Se outrora minha poesia estava cansada, agora ela respira por aparelhos, tal qual cada um dos que agonizam pelo agravamento do vírus. O eu-lírico tenta puxar o ar, mas não encontra, não há novos ares; não há novos voos a alçar; falta inspiração; falta aspiração; falta respiração. É preciso oxigenar a poesia; a sociedade; a política; a vida; (a economia?).
A poesia também vive do estranhamento. E me soa estranho que ela se cale, mesmo que asfixiada, embora não haja aparelhos suficientes ao seu alcance, ainda que tudo seja um teste, e que não sejam os testes suficientes, ela deve ecoar seu último suspiro afiada, com a faca entre os dentes, até que morra isolada.
E o isolamento é obrigatório. Alguns já vivem nele por opção. Outros estão nele por imposição, às margens da sociedade. Pessoas já morrem de fome, mas esta doença não mata a burguesia, o vírus, sim. Senhoras e senhores, trago boas novas, eu vi a cara da morte, e ela não era rica (perdoe-me, Cazuza!).
O povo precisa trabalhar para sobreviver. O povo precisa estar vivo para trabalhar. Dai ao povo o que é do povo, tomai de César o que não é de César. Tomar com uma mão para dar com a outra.
A mão invisível do mercado passa álcool em gel antes de exterminar o proletariado?
Ponha a mão na consciência, ciência vale menos que a palavra de quem você idolatra?
Se sua resposta for sim, eu lavo minhas mãos, enquanto as suas e as do seu mito terão o sangue dos que morrerem. Se for não, lavemos as mãos e fiquemos em casa. Obedeçamos e aguardemos a ciência. A ciência sucateada; a ciência da balbúrdia; a ciência ideológica. A ciência não é fakenews e nem é baseada nos devaneios sórdidos de um astrólogo que se acha filósofo. A ciência encontrará um remédio ou uma vacina. Pobre daquele que não confia em vacinas. Pobre daquele que não confia na ciência.
“Ah, eu não faço parte do grupo de risco!” Vá lá, vá pra rua. Ou sua vida será só um risco nas estatísticas ou você vai contaminar alguém que faz parte do grupo. Egoísmo, egocentrismo, ego… A saúde econômica é recuperável. O valor de uma vida é inestimável. A economia sobreviverá respirando por aparelhos do sistema financeiro, mas o deus dinheiro não consegue pagar por respiradores para todos que precisarão.
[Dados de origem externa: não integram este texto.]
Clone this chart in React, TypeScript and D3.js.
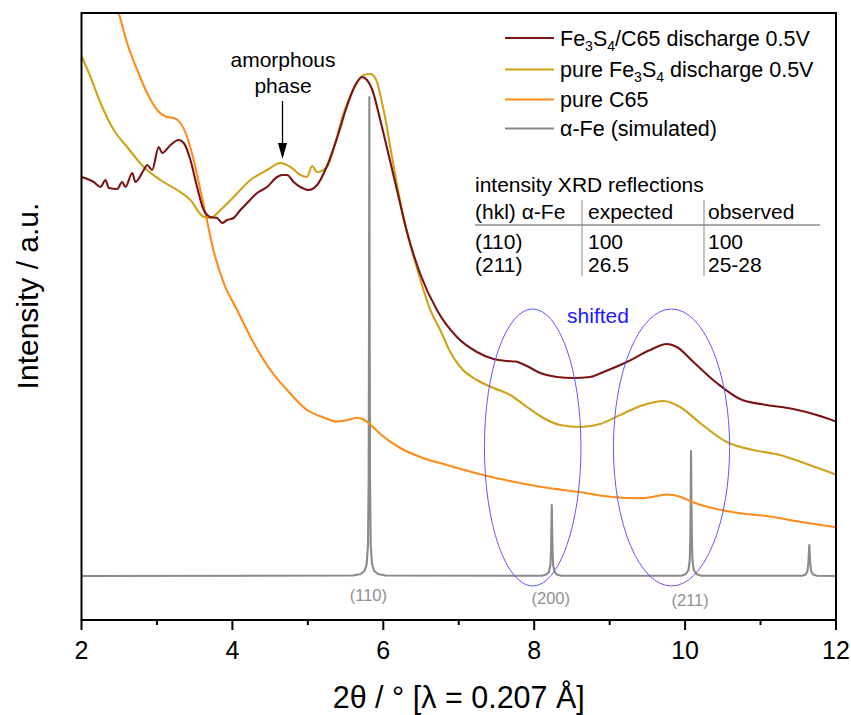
import React from "react";
import * as d3 from "d3";

const W = 851;
const H = 715;
const PLOT = { left: 81.5, right: 836, top: 13, bottom: 620 };

const xDomain: [number, number] = [2, 12];
const yDomain: [number, number] = [0, 607];
const xTicksMajor = [2, 4, 6, 8, 10, 12];
const xTicksMinor = [3, 5, 7, 9, 11];

// Fe3S4/C65 discharge 0.5V
const fe3s4C65: [number, number][] = [
  [2.0, 443], [2.163, 438], [2.252, 433], [2.318, 440], [2.362, 432], [2.473, 431],
  [2.539, 438], [2.583, 433], [2.672, 447], [2.715, 438], [2.825, 450], [2.87, 455],
  [2.936, 450], [3.024, 473], [3.069, 467], [3.179, 475], [3.289, 480], [3.355, 477],
  [3.444, 460], [3.532, 433], [3.62, 410], [3.709, 403], [3.797, 402], [3.864, 397],
  [3.93, 400], [4.017, 402], [4.106, 410], [4.195, 417], [4.327, 427], [4.46, 433],
  [4.592, 443], [4.658, 445], [4.725, 445], [4.812, 438], [4.901, 433], [5.011, 430],
  [5.122, 435], [5.254, 454], [5.387, 482], [5.519, 514], [5.629, 535], [5.718, 543],
  [5.784, 540], [5.85, 531], [5.96, 500], [6.049, 472], [6.181, 430], [6.314, 388],
  [6.49, 346], [6.711, 310], [6.976, 283], [7.241, 268], [7.461, 261], [7.638, 259],
  [7.75, 258.5], [7.903, 254], [8.079, 247], [8.301, 243], [8.521, 242], [8.742, 243],
  [8.918, 248], [9.228, 258], [9.536, 270], [9.757, 276], [9.89, 273], [10.11, 258],
  [10.42, 237], [10.728, 221], [11.082, 215], [11.434, 211], [11.744, 205], [12.0, 198.5],
];

// pure Fe3S4 discharge 0.5V
const pureFe3s4: [number, number][] = [
  [2.0, 564], [2.119, 543], [2.252, 517], [2.428, 490], [2.605, 473], [2.825, 453],
  [3.046, 440], [3.268, 430], [3.444, 420], [3.62, 403], [3.709, 402], [3.841, 410],
  [4.017, 423], [4.238, 440], [4.46, 450], [4.636, 457], [4.768, 453], [4.901, 445],
  [4.989, 443], [5.056, 454], [5.122, 448], [5.254, 453], [5.36, 476], [5.474, 507],
  [5.607, 531], [5.739, 545], [5.828, 546], [5.894, 542], [6.004, 510], [6.136, 454],
  [6.269, 402], [6.446, 352], [6.623, 310], [6.755, 290], [6.887, 268], [7.02, 253],
  [7.241, 240], [7.461, 232], [7.682, 225], [7.903, 213], [8.123, 202], [8.344, 195],
  [8.609, 193], [8.874, 196], [9.139, 205], [9.448, 215], [9.713, 219], [9.934, 213],
  [10.199, 197], [10.552, 178], [10.905, 170], [11.258, 165], [11.612, 156], [12.0, 145.5],
];

// pure C65
const pureC65: [number, number][] = [
  [2.0, 800], [2.053, 770], [2.185, 705], [2.318, 655], [2.411, 628], [2.494, 607],
  [2.605, 577], [2.738, 550], [2.87, 527], [3.003, 510], [3.135, 503], [3.223, 502],
  [3.311, 497], [3.4, 483], [3.487, 460], [3.576, 430], [3.656, 402], [3.748, 370],
  [3.885, 337], [4.062, 310], [4.282, 277], [4.503, 250], [4.725, 230], [4.989, 210],
  [5.209, 202.5], [5.387, 198.5], [5.5, 199.5], [5.652, 202.3], [5.739, 200.5],
  [5.828, 195.5], [5.96, 186], [6.225, 172], [6.49, 163], [6.844, 155], [7.374, 144],
  [7.726, 138.3], [8.123, 132.7], [8.566, 128.3], [9.007, 123.3], [9.404, 121.7],
  [9.58, 123.3], [9.758, 125.5], [9.934, 123.3], [10.11, 117.5], [10.375, 111.7],
  [10.728, 106.7], [11.082, 104], [11.434, 99.3], [12.0, 92.7],
];

// alpha-Fe (simulated)
const alphaFe: [number, number][] = [
  [2.0, 44], [5.6, 44.5], [5.7, 46], [5.75, 49], [5.78, 56], [5.797, 75], [5.806, 140],
  [5.811, 300], [5.815, 523], [5.819, 300], [5.824, 140], [5.833, 75], [5.85, 56],
  [5.88, 49], [5.93, 46], [6.03, 44.5], [8.1, 44.2], [8.16, 45.5], [8.195, 48],
  [8.215, 55], [8.223, 70], [8.229, 95], [8.233, 115], [8.237, 95], [8.243, 70],
  [8.251, 55], [8.27, 48], [8.3, 45.5], [8.36, 44.2], [9.95, 44.3], [10.01, 46],
  [10.045, 50], [10.062, 60], [10.07, 85], [10.075, 130], [10.079, 169], [10.083, 130],
  [10.089, 85], [10.097, 60], [10.115, 50], [10.15, 46], [10.21, 44.3], [11.55, 44.2],
  [11.6, 45.5], [11.622, 49], [11.634, 57], [11.641, 68], [11.646, 75], [11.651, 68],
  [11.658, 57], [11.67, 49], [11.695, 45.5], [11.75, 44.2], [12.0, 44],
];

const peakLabels = ["(110)", "(200)", "(211)"];
const peakPositions = [5.815, 8.233, 10.079];

const seriesColors = ["#7B1515", "#D0A21A", "#FF8C1A", "#8A8A8A"];

const tableTitle = "intensity XRD reflections";
const tableHeader = ["(hkl) \u03B1-Fe", "expected", "observed"];
const tableRows = [
  ["(110)", "100", "100"],
  ["(211)", "26.5", "25-28"],
];

// shifted ellipses (centre x, half-width in 2θ)
const ellipseCentres = [7.98, 9.82];
const ellipseHalfWidths = [0.64, 0.77];

const FONT = "'Liberation Sans', Arial, Helvetica, sans-serif";

export default function App() {
  const x = d3.scaleLinear().domain(xDomain).range([PLOT.left, PLOT.right]);
  const y = d3.scaleLinear().domain(yDomain).range([PLOT.bottom, PLOT.top]);

  const smooth = d3
    .line<[number, number]>()
    .x((d) => x(d[0]))
    .y((d) => y(d[1]))
    .curve(d3.curveMonotoneX);
  const straight = d3
    .line<[number, number]>()
    .x((d) => x(d[0]))
    .y((d) => y(d[1]));

  const series = [
    { data: alphaFe, path: straight, color: seriesColors[3] },
    { data: pureC65, path: smooth, color: seriesColors[2] },
    { data: pureFe3s4, path: smooth, color: seriesColors[1] },
    { data: fe3s4C65, path: smooth, color: seriesColors[0] },
  ];

  const legendY = [38, 69.5, 99.5, 128.5];
  const legendLabels = [
    <>Fe<tspan dy={5} fontSize={14}>3</tspan><tspan dy={-5}>S</tspan><tspan dy={5} fontSize={14}>4</tspan><tspan dy={-5}>/C65 discharge 0.5V</tspan></>,
    <>pure Fe<tspan dy={5} fontSize={14}>3</tspan><tspan dy={-5}>S</tspan><tspan dy={5} fontSize={14}>4</tspan><tspan dy={-5}> discharge 0.5V</tspan></>,
    <>pure C65</>,
    <>{"\u03B1-Fe (simulated)"}</>,
  ];

  const ellCy = y(172.5);
  const ellRy = y(0) - y(138.5);

  return (
    <svg
      width={W}
      height={H}
      style={{ position: "absolute", left: 0, top: 0, background: "#fff" }}
      fontFamily={FONT}
    >
      <defs>
        <clipPath id="plotClip">
          <rect x={PLOT.left} y={PLOT.top} width={PLOT.right - PLOT.left} height={PLOT.bottom - PLOT.top} />
        </clipPath>
      </defs>
      <rect width={W} height={H} fill="#fff" />

      <g clipPath="url(#plotClip)">
        {series.map((s, i) => (
          <path key={i} d={s.path(s.data) || ""} fill="none" stroke={s.color} strokeWidth={2.1} strokeLinejoin="round" />
        ))}
        {ellipseCentres.map((c, i) => (
          <ellipse
            key={i}
            cx={x(c)}
            cy={ellCy}
            rx={x(c + ellipseHalfWidths[i]) - x(c)}
            ry={ellRy}
            fill="none"
            stroke="#5a5aff"
            strokeWidth={1}
          />
        ))}
      </g>

      {/* frame */}
      <rect
        x={PLOT.left}
        y={PLOT.top}
        width={PLOT.right - PLOT.left}
        height={PLOT.bottom - PLOT.top}
        fill="none"
        stroke="#000"
        strokeWidth={2}
      />
      {xTicksMajor.map((t) => (
        <g key={"M" + t}>
          <line x1={x(t)} x2={x(t)} y1={PLOT.bottom} y2={PLOT.bottom + 10} stroke="#000" strokeWidth={2} />
          <text x={x(t)} y={659} textAnchor="middle" fontSize={25}>{t}</text>
        </g>
      ))}
      {xTicksMinor.map((t) => (
        <line key={"m" + t} x1={x(t)} x2={x(t)} y1={PLOT.bottom} y2={PLOT.bottom + 5} stroke="#000" strokeWidth={2} />
      ))}

      <text x={(PLOT.left + PLOT.right) / 2} y={708} textAnchor="middle" fontSize={30.5}>
        {"2\u03B8 / \u00B0 [\u03BB = 0.207 \u00C5]"}
      </text>
      <text transform="translate(38,296) rotate(-90)" textAnchor="middle" fontSize={30}>
        Intensity / a.u.
      </text>

      {/* peak labels */}
      {peakLabels.map((l, i) => (
        <text key={l} x={x(peakPositions[i]) - 1} y={601 + i * 2.5} textAnchor="middle" fontSize={16.5} fill="#909090">
          {l}
        </text>
      ))}

      {/* legend */}
      {legendLabels.map((lab, i) => (
        <g key={i}>
          <line x1={505} x2={554} y1={legendY[i]} y2={legendY[i]} stroke={seriesColors[i]} strokeWidth={2} />
          <text x={560} y={legendY[i] + 7.5} fontSize={21.5}>{lab}</text>
        </g>
      ))}

      {/* amorphous phase annotation */}
      <text x={283} y={67} textAnchor="middle" fontSize={21}>amorphous</text>
      <text x={283} y={93} textAnchor="middle" fontSize={21}>phase</text>
      <line x1={282.5} x2={282.5} y1={101} y2={145} stroke="#000" strokeWidth={1.3} />
      <path d="M278,143 L287,143 L282.5,159 Z" fill="#000" />

      {/* shifted */}
      <text x={598} y={323} textAnchor="middle" fontSize={21} fill="#1a1aff">shifted</text>

      {/* table */}
      <text x={475} y={192} fontSize={21}>{tableTitle}</text>
      {tableHeader.map((h, i) => (
        <text key={h} x={[475, 588, 708][i]} y={219} fontSize={21}>{h}</text>
      ))}
      <line x1={475} x2={820} y1={225} y2={225} stroke="#555" strokeWidth={1} />
      <line x1={582} x2={582} y1={200} y2={276} stroke="#888" strokeWidth={1} />
      <line x1={704} x2={704} y1={200} y2={276} stroke="#888" strokeWidth={1} />
      {tableRows.map((r, ri) =>
        r.map((c, ci) => (
          <text key={ri + "-" + ci} x={[475, 588, 708][ci]} y={249 + ri * 23} fontSize={21}>{c}</text>
        ))
      )}
    </svg>
  );
}
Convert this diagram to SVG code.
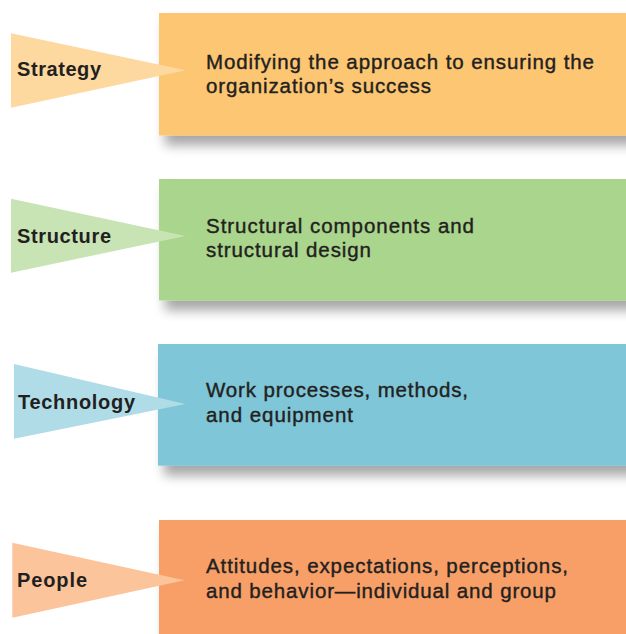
<svg xmlns="http://www.w3.org/2000/svg" width="626" height="634" viewBox="0 0 626 634">
<defs>
<filter id="sh" x="-10%" y="-20%" width="130%" height="160%">
<feGaussianBlur in="SourceAlpha" stdDeviation="6"/>
<feOffset dx="6" dy="10" result="b"/>
<feComponentTransfer><feFuncA type="linear" slope="0.35"/></feComponentTransfer>
<feMerge><feMergeNode/><feMergeNode in="SourceGraphic"/></feMerge>
</filter>
<style>
.lbl{font-family:"Liberation Sans",Arial,Helvetica,sans-serif;font-weight:bold;font-size:20px;fill:#231f20}
.txt{font-family:"Liberation Sans",Arial,Helvetica,sans-serif;font-size:20.5px;fill:#231f20;stroke:#231f20;stroke-width:0.4}
</style>
</defs>
<rect width="626" height="634" fill="#ffffff"/>
<g id="strategy">
<rect x="159" y="13" width="480" height="122.5" fill="#FDC673" filter="url(#sh)"/>
<polygon points="11,33.3 185.7,70.3 11,107.7" fill="#FDD9A0"/>
<text class="lbl" x="17" y="76" textLength="84" lengthAdjust="spacing">Strategy</text>
<text class="txt" x="206" y="68.5" textLength="388" lengthAdjust="spacing">Modifying the approach to ensuring the</text>
<text class="txt" x="206" y="92.5" textLength="225" lengthAdjust="spacing">organization’s success</text>
</g>
<g id="structure">
<rect x="159" y="179" width="480" height="121.5" fill="#AAD58C" filter="url(#sh)"/>
<polygon points="11,198.7 185.5,236 11,272.7" fill="#C8E3B4"/>
<text class="lbl" x="17" y="242.7" textLength="94" lengthAdjust="spacing">Structure</text>
<text class="txt" x="206" y="232.5" textLength="268" lengthAdjust="spacing">Structural components and</text>
<text class="txt" x="206" y="256.5" textLength="165" lengthAdjust="spacing">structural design</text>
</g>
<g id="technology">
<rect x="158" y="344" width="481" height="121.7" fill="#7EC6D8" filter="url(#sh)"/>
<polygon points="14,364 185.5,404 14,438.7" fill="#B0DCE7"/>
<text class="lbl" x="18" y="409.3" textLength="117" lengthAdjust="spacing">Technology</text>
<text class="txt" x="206" y="396.7" textLength="262" lengthAdjust="spacing">Work processes, methods,</text>
<text class="txt" x="206" y="421.7" textLength="147" lengthAdjust="spacing">and equipment</text>
</g>
<g id="people">
<rect x="159" y="520" width="480" height="130" fill="#F89F67" filter="url(#sh)"/>
<polygon points="12.3,542.7 184.5,580.3 12.3,617.7" fill="#FBC49B"/>
<text class="lbl" x="17" y="587.3" textLength="70" lengthAdjust="spacing">People</text>
<text class="txt" x="206" y="573.3" textLength="362" lengthAdjust="spacing">Attitudes, expectations, perceptions,</text>
<text class="txt" x="206" y="598" textLength="350" lengthAdjust="spacing">and behavior—individual and group</text>
</g>
<g id="connectors"/>
</svg>
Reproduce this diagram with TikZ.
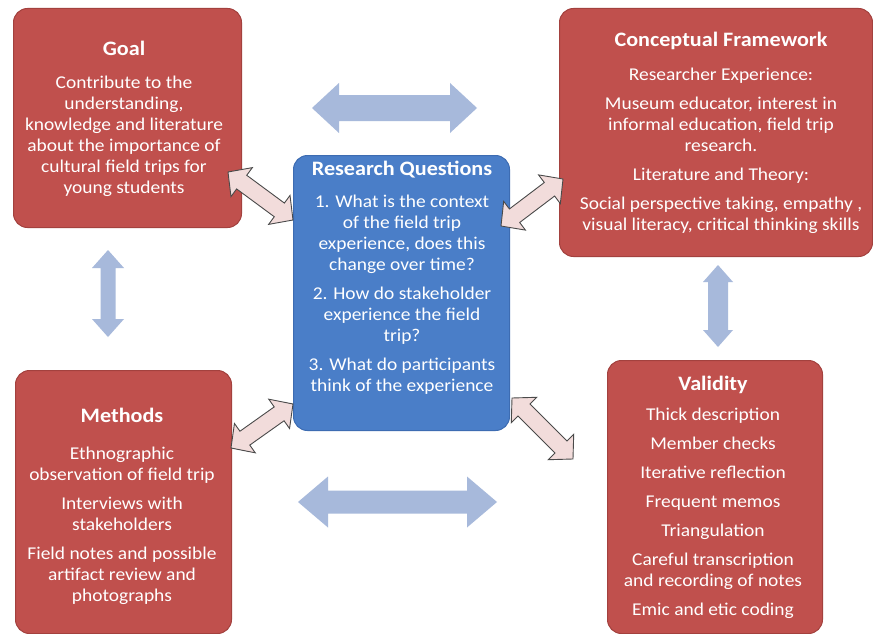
\documentclass[tikz,border=0pt]{standalone}
\usepackage{fontspec}
\setmainfont{Carlito}[FakeStretch=1.08]
\usetikzlibrary{calc}
\definecolor{boxred}{HTML}{C0504D}
\definecolor{redline}{HTML}{A3413E}
\definecolor{boxblue}{HTML}{4A7EC8}
\definecolor{blueline}{HTML}{3D6CB2}
\definecolor{flowblue}{HTML}{A7B9DB}
\definecolor{pinkfill}{HTML}{F2DCDB}
\definecolor{arrowline}{HTML}{4A4A4A}
\tikzset{
  redbox/.style={draw=redline, fill=boxred, rounded corners=14pt, line width=1pt, inner sep=0pt, anchor=north west},
  bluebox/.style={draw=blueline, fill=boxblue, rounded corners=14pt, line width=1pt, inner sep=0pt, anchor=north west},
  boxtitle/.style={font=\fontsize{20.5}{24}\selectfont\bfseries, text=white, inner sep=0pt, anchor=base},
  boxbody/.style={font=\fontsize{18}{21}\selectfont, text=white, align=center, inner sep=0pt, anchor=north},
  linkarrow/.style={fill=pinkfill, draw=arrowline, line width=0.9pt, line join=miter},
  flowarrow/.style={fill=flowblue},
}
% #1 start, #2 end, #3 style, #4 shaft half width, #5 head half width, #6 head length
\newcommand\fatarrow[6]{%
  \path[#3] ($(#1)!#6!(#2)!#5!90:(#2)$) -- (#1) -- ($(#1)!#6!(#2)!#5!-90:(#2)$)
    -- ($(#1)!#6!(#2)!#4!-90:(#2)$) -- ($(#2)!#6!(#1)!#4!90:(#1)$)
    -- ($(#2)!#6!(#1)!#5!90:(#1)$) -- (#2) -- ($(#2)!#6!(#1)!#5!-90:(#1)$)
    -- ($(#2)!#6!(#1)!#4!-90:(#1)$) -- ($(#1)!#6!(#2)!#4!90:(#2)$) -- cycle;}
\begin{document}
\begin{tikzpicture}[x=1pt,y=-1pt]
\useasboundingbox[fill=white] (0,0) rectangle (873,634);

% boxes
\node[redbox, minimum width=228pt, minimum height=219pt] (goal) at (13,8) {};
\node[redbox, minimum width=313pt, minimum height=248pt] (cf) at (559,8) {};
\node[bluebox, minimum width=216pt, minimum height=275pt] (rq) at (293,155) {};
\node[redbox, minimum width=216pt, minimum height=263pt] (meth) at (15,370) {};
\node[redbox, minimum width=215pt, minimum height=273pt] (val) at (607,360) {};

% texts
\node[boxtitle] (goalT) at (124,56) {Goal};
\node[boxbody] (goalB) at (124,75.5) {Contribute to the\\understanding,\\knowledge and literature\\about the importance of\\cultural field trips for\\young students};

\node[boxtitle] (cfT) at (721,47) {Conceptual Framework};
\node[boxbody] (cfB) at (721,67.5) {Researcher Experience:\\[8pt]Museum educator, interest in\\informal education, field trip\\research.\\[8pt]Literature and Theory:\\[8pt]Social perspective taking, empathy ,\\visual literacy, critical thinking skills};

\node[boxtitle] (rqT) at (402,175) {Research Questions};
\node[boxbody] (rqB) at (402,194.5) {1. What is the context\\of the field trip\\experience, does this\\change over time?\\[8pt]2. How do stakeholder\\experience the field\\trip?\\[8pt]3. What do participants\\think of the experience};

\node[boxtitle] (methT) at (122,422) {Methods};
\node[boxbody] (methB) at (122,447) {Ethnographic\\observation of field trip\\[8pt]Interviews with\\stakeholders\\[8pt]Field notes and possible\\artifact review and\\photographs};

\node[boxtitle] (valT) at (713,390) {Validity};
\node[boxbody] (valB) at (713,407.5) {Thick description\\[8pt]Member checks\\[8pt]Iterative reflection\\[8pt]Frequent memos\\[8pt]Triangulation\\[8pt]Careful transcription\\and recording of notes\\[8pt]Emic and etic coding};

% connector end points
\coordinate (gr1) at (228,172);
\coordinate (gr2) at (293,220);
\coordinate (rc1) at (501,226);
\coordinate (rc2) at (563,179);
\coordinate (mr1) at (231,448);
\coordinate (mr2) at (293,404);
\coordinate (rv1) at (512,398);
\coordinate (rv2) at (573,459);
\coordinate (top1) at (312,108);
\coordinate (top2) at (477,108);
\coordinate (bot1) at (298,502);
\coordinate (bot2) at (497,502);
\coordinate (lv1) at (108,250);
\coordinate (lv2) at (108,337);
\coordinate (rvv1) at (718,265);
\coordinate (rvv2) at (718,347);

% blue flow arrows
\fatarrow{top1}{top2}{flowarrow}{13pt}{25pt}{27pt}
\fatarrow{bot1}{bot2}{flowarrow}{11.5pt}{25.5pt}{30pt}
\fatarrow{lv1}{lv2}{flowarrow}{7.5pt}{16pt}{18pt}
\fatarrow{rvv1}{rvv2}{flowarrow}{10pt}{15pt}{17pt}

% pink link arrows
\fatarrow{gr1}{gr2}{linkarrow}{8.5pt}{18pt}{17pt}
\fatarrow{rc1}{rc2}{linkarrow}{8.5pt}{18pt}{17pt}
\fatarrow{mr1}{mr2}{linkarrow}{8.5pt}{18pt}{17pt}
\fatarrow{rv1}{rv2}{linkarrow}{8.5pt}{18pt}{17pt}
\end{tikzpicture}
\end{document}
O Caos está instalado ao redor da Terra (ou seria pela retidão da terra plana?), do polo sul ao polo norte, na polarização do discurso, na esquerda e na direita, de leste a oeste. Não há poesia que esteja sadia. E se, como disse Gullar, a arte existe porque a vida não basta, a poesia sobreviverá por além do Caos. Alguns acreditam que existe beleza no Caos, outros que o Caos é necessário para a reconstrução, para a revolução. Por ora, acreditemos que o Caos passará e que, quanto mais distantes estivermos, maior será a quantidade de nós não desatados depois. A poesia sobreviverá e nós também. A poesia é Caos.